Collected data
^^^^
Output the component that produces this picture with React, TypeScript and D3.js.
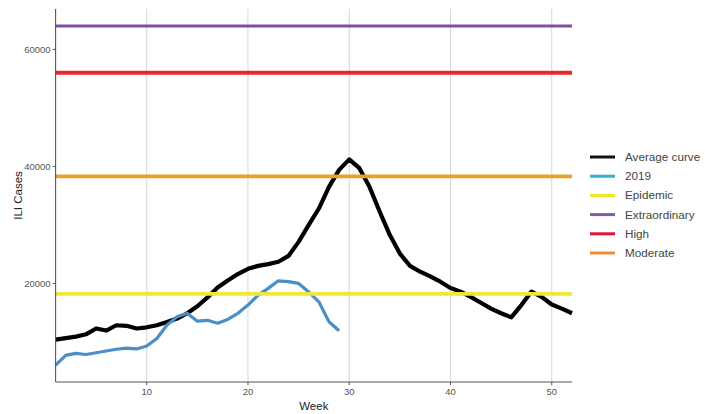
import React from "react";
import * as d3 from "d3";

const weeks = d3.range(1, 53);
const averageCurve = [
  10400, 10650, 10900, 11300, 12300, 11950, 12850, 12750, 12300, 12500,
  12850, 13400, 14000, 14900, 16100, 17600, 19300, 20500, 21600, 22500,
  23000, 23300, 23700, 24700, 27100, 30000, 32800, 36500, 39400, 41200,
  39700, 36500, 32300, 28300, 25100, 23000, 22000, 21200, 20300, 19200,
  18600, 17700, 16700, 15700, 14900, 14200, 16300, 18600, 17700, 16400,
  15700, 14900,
];
const cases2019 = [
  6050, 7700, 8050, 7850, 8150, 8450, 8750, 8950, 8800, 9300,
  10600, 12900, 14300, 14900, 13550, 13700, 13200, 13850, 14900, 16300,
  18000, 19150, 20450, 20300, 20000, 18550, 16850, 13450, 11900,
];
const thresholdNames = ["Epidemic", "Extraordinary", "High", "Moderate"];
const thresholdValues = [18200, 64000, 56000, 38300];
const thresholdColors = ["#EEE83A", "#7E50A2", "#E8282B", "#E9A12B"];
const legendLabels = ["Average curve", "2019", "Epidemic", "Extraordinary", "High", "Moderate"];
const legendColors = ["#111111", "#35AFCB", "#F5E51E", "#7D5FA6", "#DC143C", "#EE8C3E"];
const xTicks = [10, 20, 30, 40, 50];
const yTicks = [20000, 40000, 60000];

export default function App() {
  const W = 705, H = 414;
  const left = 55.6, right = 572, top = 9, bottom = 382;
  const x = d3.scaleLinear().domain([1, 52]).range([left, right]);
  const all = [...averageCurve, ...cases2019, ...thresholdValues];
  const [mn, mx] = d3.extent(all) as [number, number];
  const pad = (mx - mn) * 0.05;
  const y = d3.scaleLinear().domain([mn - pad, mx + pad]).range([bottom, top]);
  const line = d3.line<number>().x((_, i) => x(weeks[i])).y((d) => y(d));
  const font = "'Liberation Sans', Arial, sans-serif";

  return (
    <svg width={W} height={H} style={{ position: "absolute", left: 0, top: 0, background: "#fff" }}>
      {xTicks.map((t) => (
        <line key={"g" + t} x1={x(t)} x2={x(t)} y1={top} y2={bottom} stroke="#D6D6D6" strokeWidth={1} />
      ))}
      <path d={line(averageCurve) || ""} fill="none" stroke="#000" strokeWidth={4.2} strokeLinejoin="round" />
      <path d={line(cases2019) || ""} fill="none" stroke="#4A8FC9" strokeWidth={3.2} strokeLinejoin="round" />
      {thresholdValues.map((v, i) => (
        <line key={"t" + i} x1={left} x2={right} y1={y(v)} y2={y(v)} stroke={thresholdColors[i]} strokeWidth={i === 1 ? 3 : 3.8} />
      ))}
      <line x1={left} x2={left} y1={top} y2={bottom} stroke="#555" strokeWidth={1.1} />
      <line x1={left} x2={right} y1={bottom} y2={bottom} stroke="#555" strokeWidth={1.1} />
      {yTicks.map((t) => (
        <g key={"y" + t}>
          <line x1={left - 3} x2={left} y1={y(t)} y2={y(t)} stroke="#555" strokeWidth={1} />
          <text x={left - 5} y={y(t)} dy="0.35em" textAnchor="end" fontFamily={font} fontSize={9.5} fill="#555">
            {t}
          </text>
        </g>
      ))}
      {xTicks.map((t) => (
        <g key={"x" + t}>
          <line x1={x(t)} x2={x(t)} y1={bottom} y2={bottom + 3} stroke="#555" strokeWidth={1} />
          <text x={x(t)} y={bottom + 13} textAnchor="middle" fontFamily={font} fontSize={9.5} fill="#555">
            {t}
          </text>
        </g>
      ))}
      <text x={(left + right) / 2} y={410} textAnchor="middle" fontFamily={font} fontSize={11.5} fill="#222">
        Week
      </text>
      <text transform={`translate(22,${(top + bottom) / 2}) rotate(-90)`} textAnchor="middle" fontFamily={font} fontSize={11.5} fill="#222">
        ILI Cases
      </text>
      {legendLabels.map((lab, i) => {
        const ly = 157 + i * 19.2;
        return (
          <g key={"l" + i}>
            <line x1={590} x2={615} y1={ly} y2={ly} stroke={legendColors[i]} strokeWidth={3} />
            <text x={625} y={ly} dy="0.35em" fontFamily={font} fontSize={11.7} fill="#444">
              {lab}
            </text>
          </g>
        );
      })}
    </svg>
  );
}
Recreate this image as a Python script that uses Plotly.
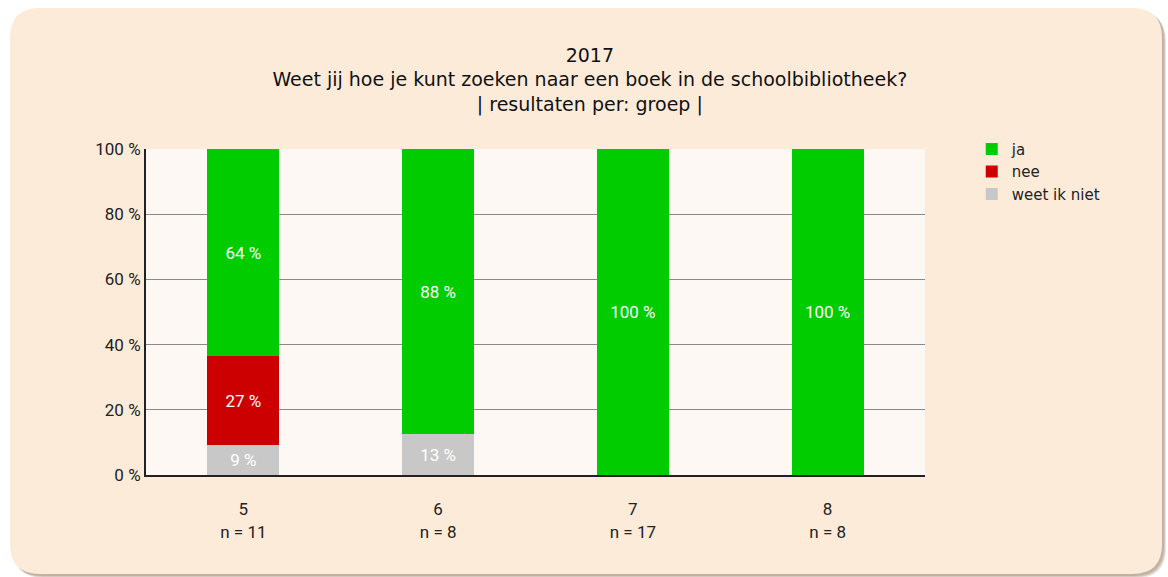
^^^^
● **DO THIS**: Repeat the material verbatim. Do not carry over any picture.

● **RESULT FOR THIS TASK**:
Output the component that produces this picture with React, TypeScript and D3.js.
import React from "react";
import * as d3 from "d3";

const weeks = d3.range(1, 53);
const averageCurve = [
  10400, 10650, 10900, 11300, 12300, 11950, 12850, 12750, 12300, 12500,
  12850, 13400, 14000, 14900, 16100, 17600, 19300, 20500, 21600, 22500,
  23000, 23300, 23700, 24700, 27100, 30000, 32800, 36500, 39400, 41200,
  39700, 36500, 32300, 28300, 25100, 23000, 22000, 21200, 20300, 19200,
  18600, 17700, 16700, 15700, 14900, 14200, 16300, 18600, 17700, 16400,
  15700, 14900,
];
const cases2019 = [
  6050, 7700, 8050, 7850, 8150, 8450, 8750, 8950, 8800, 9300,
  10600, 12900, 14300, 14900, 13550, 13700, 13200, 13850, 14900, 16300,
  18000, 19150, 20450, 20300, 20000, 18550, 16850, 13450, 11900,
];
const thresholdNames = ["Epidemic", "Extraordinary", "High", "Moderate"];
const thresholdValues = [18200, 64000, 56000, 38300];
const thresholdColors = ["#EEE83A", "#7E50A2", "#E8282B", "#E9A12B"];
const legendLabels = ["Average curve", "2019", "Epidemic", "Extraordinary", "High", "Moderate"];
const legendColors = ["#111111", "#35AFCB", "#F5E51E", "#7D5FA6", "#DC143C", "#EE8C3E"];
const xTicks = [10, 20, 30, 40, 50];
const yTicks = [20000, 40000, 60000];

export default function App() {
  const W = 705, H = 414;
  const left = 55.6, right = 572, top = 9, bottom = 382;
  const x = d3.scaleLinear().domain([1, 52]).range([left, right]);
  const all = [...averageCurve, ...cases2019, ...thresholdValues];
  const [mn, mx] = d3.extent(all) as [number, number];
  const pad = (mx - mn) * 0.05;
  const y = d3.scaleLinear().domain([mn - pad, mx + pad]).range([bottom, top]);
  const line = d3.line<number>().x((_, i) => x(weeks[i])).y((d) => y(d));
  const font = "'Liberation Sans', Arial, sans-serif";

  return (
    <svg width={W} height={H} style={{ position: "absolute", left: 0, top: 0, background: "#fff" }}>
      {xTicks.map((t) => (
        <line key={"g" + t} x1={x(t)} x2={x(t)} y1={top} y2={bottom} stroke="#D6D6D6" strokeWidth={1} />
      ))}
      <path d={line(averageCurve) || ""} fill="none" stroke="#000" strokeWidth={4.2} strokeLinejoin="round" />
      <path d={line(cases2019) || ""} fill="none" stroke="#4A8FC9" strokeWidth={3.2} strokeLinejoin="round" />
      {thresholdValues.map((v, i) => (
        <line key={"t" + i} x1={left} x2={right} y1={y(v)} y2={y(v)} stroke={thresholdColors[i]} strokeWidth={i === 1 ? 3 : 3.8} />
      ))}
      <line x1={left} x2={left} y1={top} y2={bottom} stroke="#555" strokeWidth={1.1} />
      <line x1={left} x2={right} y1={bottom} y2={bottom} stroke="#555" strokeWidth={1.1} />
      {yTicks.map((t) => (
        <g key={"y" + t}>
          <line x1={left - 3} x2={left} y1={y(t)} y2={y(t)} stroke="#555" strokeWidth={1} />
          <text x={left - 5} y={y(t)} dy="0.35em" textAnchor="end" fontFamily={font} fontSize={9.5} fill="#555">
            {t}
          </text>
        </g>
      ))}
      {xTicks.map((t) => (
        <g key={"x" + t}>
          <line x1={x(t)} x2={x(t)} y1={bottom} y2={bottom + 3} stroke="#555" strokeWidth={1} />
          <text x={x(t)} y={bottom + 13} textAnchor="middle" fontFamily={font} fontSize={9.5} fill="#555">
            {t}
          </text>
        </g>
      ))}
      <text x={(left + right) / 2} y={410} textAnchor="middle" fontFamily={font} fontSize={11.5} fill="#222">
        Week
      </text>
      <text transform={`translate(22,${(top + bottom) / 2}) rotate(-90)`} textAnchor="middle" fontFamily={font} fontSize={11.5} fill="#222">
        ILI Cases
      </text>
      {legendLabels.map((lab, i) => {
        const ly = 157 + i * 19.2;
        return (
          <g key={"l" + i}>
            <line x1={590} x2={615} y1={ly} y2={ly} stroke={legendColors[i]} strokeWidth={3} />
            <text x={625} y={ly} dy="0.35em" fontFamily={font} fontSize={11.7} fill="#444">
              {lab}
            </text>
          </g>
        );
      })}
    </svg>
  );
}
Recreate this image as a Python script that uses Plotly.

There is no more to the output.